- _What is expected_:
Would you repeat the listing exactly but omit every picture?

***

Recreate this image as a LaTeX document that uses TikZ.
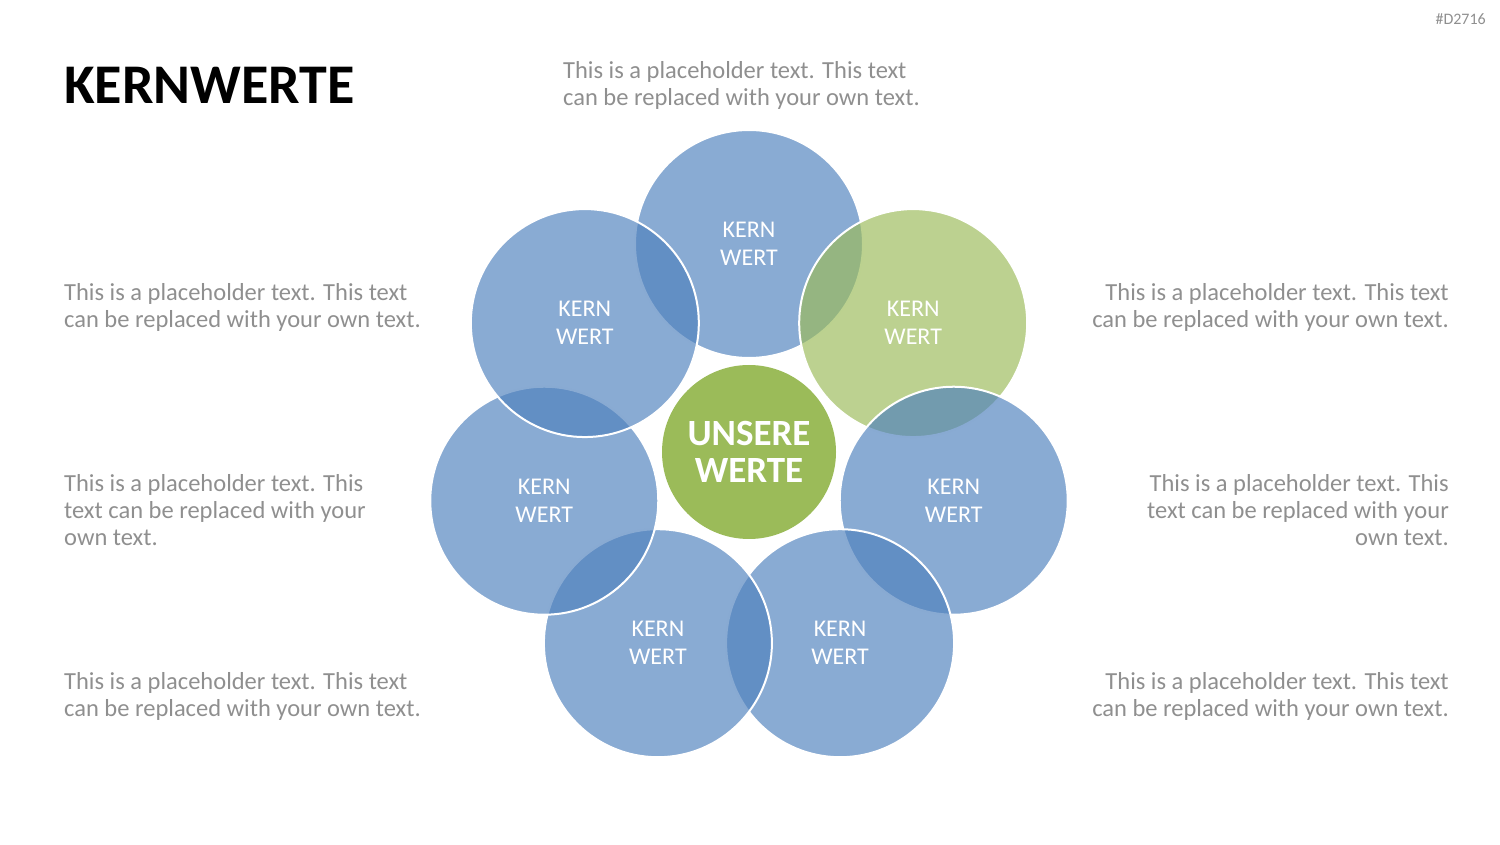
\documentclass[tikz,border=0pt]{standalone}
\usepackage{fontspec}
\setmainfont{Carlito}
\usetikzlibrary{calc, positioning}

\tikzset{
  kernwert/.style={circle, minimum size=228pt, inner sep=0pt, draw=white, line width=2pt,
    fill opacity=0.67, text opacity=1, text=white, align=center,
    font=\fontsize{24}{28}\selectfont},
  platzhalter/.style={inner sep=0pt, text=textColour, font=\fontsize{24.5}{27}\selectfont}
}

\begin{document}
\begin{tikzpicture}[x=1pt, y=1pt]

    % Define the ring radius and the centre of the ring
    \def\ringRadius{210}
    \coordinate (ZM) at (749,390);

    \definecolor{blau}{HTML}{4F81BD}
    \definecolor{gruen}{HTML}{9BBB59}
    \definecolor{textColour}{HTML}{8F8F8F}

    % Fix the frame
    \useasboundingbox (0,0) rectangle (1500,844);

    % Title and tag
    \node[anchor=base west, inner sep=0pt, font=\fontsize{56}{62}\selectfont\bfseries] (titel) at (64,740) {KERNWERTE};
    \node[anchor=base east, inner sep=0pt, text=textColour, font=\fontsize{16}{18}\selectfont] (tag) at (1486,819) {\#D2716};

    % Draw the ring of values, clockwise from the top
    \foreach \i/\farbe in {0/blau,1/gruen,2/blau,3/blau,4/blau,5/blau,6/blau}
        \node[kernwert, fill=\farbe] (kw\i) at ($(ZM)+({90-\i*360/7}:\ringRadius)$) {KERN\\WERT};

    % Draw the centre
    \node[circle, minimum size=174pt, inner sep=0pt, fill=gruen, text=white, align=center,
      font=\fontsize{37}{37}\selectfont\bfseries] (mitte) at ($(ZM)+(0,2)$) {UNSERE\\WERTE};

    % Placeholder texts (anchored at the last line)
    \node[platzhalter, anchor=base west, align=left] (oben) at (563,738)
        {This is a placeholder text. This text\\can be replaced with your own text.};
    \node[platzhalter, anchor=base west, align=left] (links1) at (64,516)
        {This is a placeholder text. This text\\can be replaced with your own text.};
    \node[platzhalter, anchor=base west, align=left] (links2) at (64,298)
        {This is a placeholder text. This\\text can be replaced with your\\own text.};
    \node[platzhalter, anchor=base west, align=left] (links3) at (64,128)
        {This is a placeholder text. This text\\can be replaced with your own text.};
    \node[platzhalter, anchor=base east, align=right] (rechts1) at (1449,516)
        {This is a placeholder text. This text\\can be replaced with your own text.};
    \node[platzhalter, anchor=base east, align=right] (rechts2) at (1449,298)
        {This is a placeholder text. This\\text can be replaced with your\\own text.};
    \node[platzhalter, anchor=base east, align=right] (rechts3) at (1449,128)
        {This is a placeholder text. This text\\can be replaced with your own text.};

\end{tikzpicture}
\end{document}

***

- _Completed exercise_:
Recreate this image as a LaTeX document that uses TikZ.
\documentclass[tikz,border=0pt]{standalone}
\usepackage{fontspec}
\setmainfont{Carlito}
\usetikzlibrary{calc, positioning}

\tikzset{
  kernwert/.style={circle, minimum size=228pt, inner sep=0pt, draw=white, line width=2pt,
    fill opacity=0.67, text opacity=1, text=white, align=center,
    font=\fontsize{24}{28}\selectfont},
  platzhalter/.style={inner sep=0pt, text=textColour, font=\fontsize{24.5}{27}\selectfont}
}

\begin{document}
\begin{tikzpicture}[x=1pt, y=1pt]

    % Define the ring radius and the centre of the ring
    \def\ringRadius{210}
    \coordinate (ZM) at (749,390);

    \definecolor{blau}{HTML}{4F81BD}
    \definecolor{gruen}{HTML}{9BBB59}
    \definecolor{textColour}{HTML}{8F8F8F}

    % Fix the frame
    \useasboundingbox (0,0) rectangle (1500,844);

    % Title and tag
    \node[anchor=base west, inner sep=0pt, font=\fontsize{56}{62}\selectfont\bfseries] (titel) at (64,740) {KERNWERTE};
    \node[anchor=base east, inner sep=0pt, text=textColour, font=\fontsize{16}{18}\selectfont] (tag) at (1486,819) {\#D2716};

    % Draw the ring of values, clockwise from the top
    \foreach \i/\farbe in {0/blau,1/gruen,2/blau,3/blau,4/blau,5/blau,6/blau}
        \node[kernwert, fill=\farbe] (kw\i) at ($(ZM)+({90-\i*360/7}:\ringRadius)$) {KERN\\WERT};

    % Draw the centre
    \node[circle, minimum size=174pt, inner sep=0pt, fill=gruen, text=white, align=center,
      font=\fontsize{37}{37}\selectfont\bfseries] (mitte) at ($(ZM)+(0,2)$) {UNSERE\\WERTE};

    % Placeholder texts (anchored at the last line)
    \node[platzhalter, anchor=base west, align=left] (oben) at (563,738)
        {This is a placeholder text. This text\\can be replaced with your own text.};
    \node[platzhalter, anchor=base west, align=left] (links1) at (64,516)
        {This is a placeholder text. This text\\can be replaced with your own text.};
    \node[platzhalter, anchor=base west, align=left] (links2) at (64,298)
        {This is a placeholder text. This\\text can be replaced with your\\own text.};
    \node[platzhalter, anchor=base west, align=left] (links3) at (64,128)
        {This is a placeholder text. This text\\can be replaced with your own text.};
    \node[platzhalter, anchor=base east, align=right] (rechts1) at (1449,516)
        {This is a placeholder text. This text\\can be replaced with your own text.};
    \node[platzhalter, anchor=base east, align=right] (rechts2) at (1449,298)
        {This is a placeholder text. This\\text can be replaced with your\\own text.};
    \node[platzhalter, anchor=base east, align=right] (rechts3) at (1449,128)
        {This is a placeholder text. This text\\can be replaced with your own text.};

\end{tikzpicture}
\end{document}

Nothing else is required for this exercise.